You deploy your app to Azure App Service, scale it under load, and then discover your background jobs grinding to a halt. Welcome to the quiet pain of message queuing at scale. The fix sounds simple: plug in RabbitMQ. The challenge is getting these two to actually talk without duct tape and environment variables scattered like confetti.
Azure App Service runs containerized or framework-based web apps managed by Microsoft. RabbitMQ is the quiet workhorse that moves messages between services reliably. Together, they let your app handle traffic spikes, background jobs, or chatty microservices without breaking stride. When the two integrate cleanly, you get controlled chaos that still ships on time.

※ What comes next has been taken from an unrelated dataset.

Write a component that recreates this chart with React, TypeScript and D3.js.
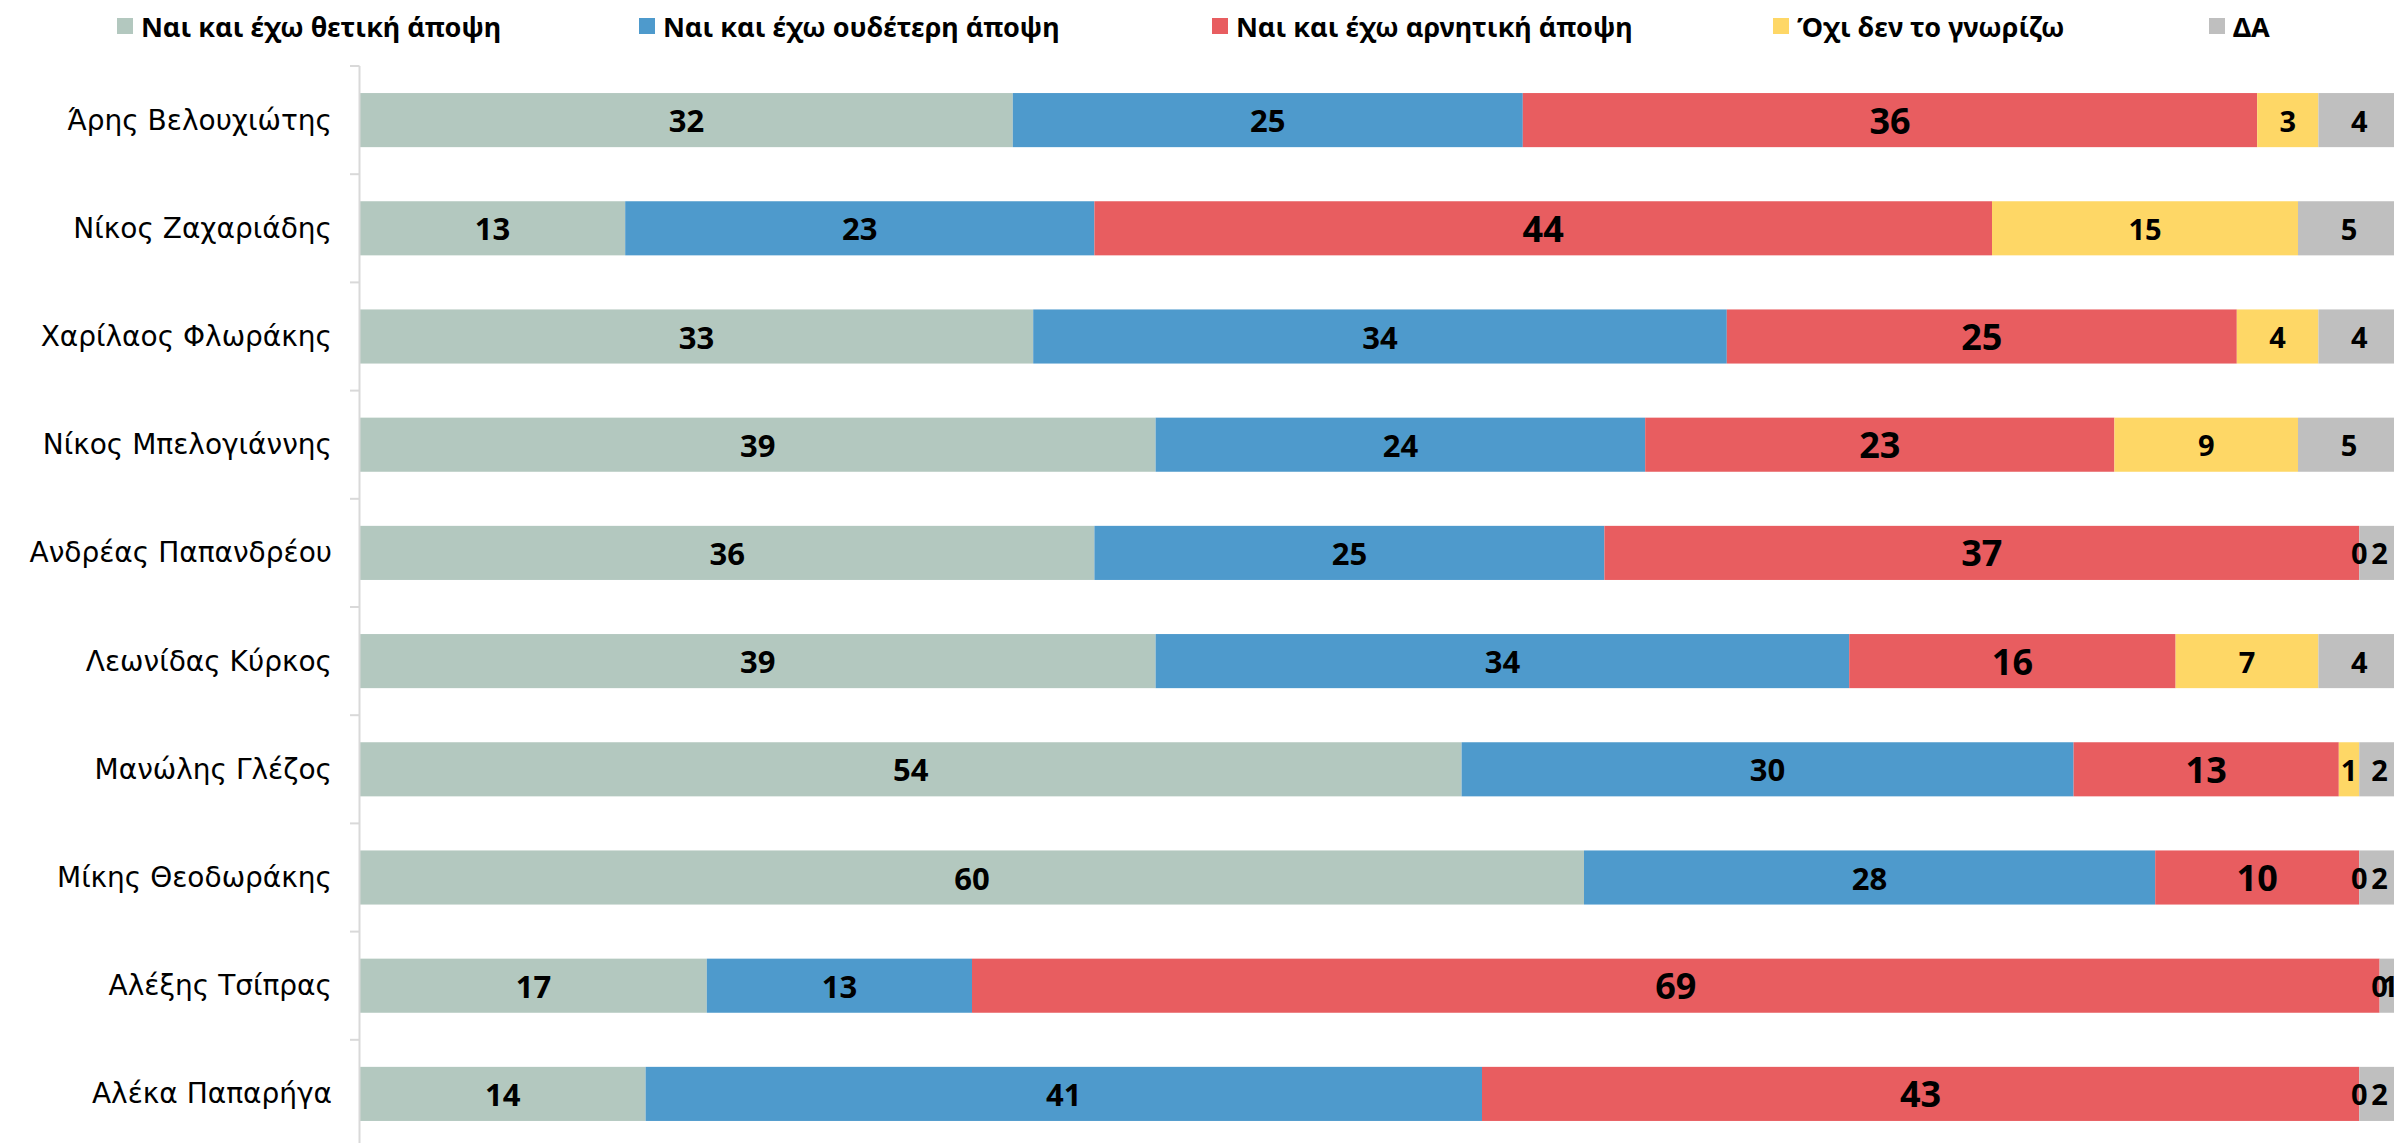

The integration story is straightforward once you understand boundaries. App Service instances spin up and down, so connection durability matters. Use a persistent message broker endpoint, either hosted on Azure Virtual Machines, Azure Kubernetes Service, or a managed RabbitMQ cluster. App Service connects through TLS using standard AMQP ports. Auth should come from your identity provider instead of static credentials whenever possible. Pairing RabbitMQ access policies with Azure Managed Identity or OpenID Connect (OIDC) gives you both traceability and rotation-free security.

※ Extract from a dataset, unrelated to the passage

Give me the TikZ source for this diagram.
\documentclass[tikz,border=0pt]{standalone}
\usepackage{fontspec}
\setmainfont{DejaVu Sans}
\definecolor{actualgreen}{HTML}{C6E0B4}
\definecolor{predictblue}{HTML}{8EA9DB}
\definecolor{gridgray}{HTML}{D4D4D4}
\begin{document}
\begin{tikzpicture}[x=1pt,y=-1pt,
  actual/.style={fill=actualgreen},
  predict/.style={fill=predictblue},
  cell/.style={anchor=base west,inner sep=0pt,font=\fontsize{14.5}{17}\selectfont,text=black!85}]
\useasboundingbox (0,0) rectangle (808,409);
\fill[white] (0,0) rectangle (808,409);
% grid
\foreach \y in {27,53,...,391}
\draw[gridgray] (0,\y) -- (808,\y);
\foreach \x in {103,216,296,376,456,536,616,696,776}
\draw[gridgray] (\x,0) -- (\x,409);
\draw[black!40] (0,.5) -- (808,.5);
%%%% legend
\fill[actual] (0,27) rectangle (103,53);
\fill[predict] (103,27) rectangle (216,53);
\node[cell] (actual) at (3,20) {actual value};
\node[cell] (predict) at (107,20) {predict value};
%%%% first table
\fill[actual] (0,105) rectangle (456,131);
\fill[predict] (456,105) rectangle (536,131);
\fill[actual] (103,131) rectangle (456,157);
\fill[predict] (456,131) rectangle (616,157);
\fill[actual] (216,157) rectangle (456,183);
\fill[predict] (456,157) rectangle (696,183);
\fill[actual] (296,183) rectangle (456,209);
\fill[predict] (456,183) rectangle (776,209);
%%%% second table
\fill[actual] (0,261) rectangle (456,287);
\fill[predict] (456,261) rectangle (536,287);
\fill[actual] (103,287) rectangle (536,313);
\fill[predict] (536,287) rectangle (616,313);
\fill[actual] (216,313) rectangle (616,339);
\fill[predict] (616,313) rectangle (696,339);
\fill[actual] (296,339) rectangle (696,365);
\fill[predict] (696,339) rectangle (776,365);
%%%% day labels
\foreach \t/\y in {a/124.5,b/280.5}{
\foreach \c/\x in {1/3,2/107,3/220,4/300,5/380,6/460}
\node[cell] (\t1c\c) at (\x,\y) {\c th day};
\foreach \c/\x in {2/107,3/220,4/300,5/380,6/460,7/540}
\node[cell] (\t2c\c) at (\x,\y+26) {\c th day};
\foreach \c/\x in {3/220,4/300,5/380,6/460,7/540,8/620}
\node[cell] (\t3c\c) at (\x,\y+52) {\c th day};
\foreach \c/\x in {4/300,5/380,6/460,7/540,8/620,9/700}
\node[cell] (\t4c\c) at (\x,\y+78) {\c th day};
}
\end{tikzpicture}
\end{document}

Here is the short version most engineers want to see on Stack Overflow: To connect Azure App Service to RabbitMQ, provision a broker on a stable endpoint, enable SSL, grant access through an Azure Managed Identity, and update your app settings with the broker URL. No extra secrets, no manual token pasting.
Once the messaging link works, configure sensible queues. Keep them named logically after their functional purpose, like “order-processing” or “event-log.” Avoid one monolithic queue that turns into a debugging nightmare. Handle transient errors by retrying with backoff instead of blowing up logs. RabbitMQ supports dead-letter exchanges natively, use them.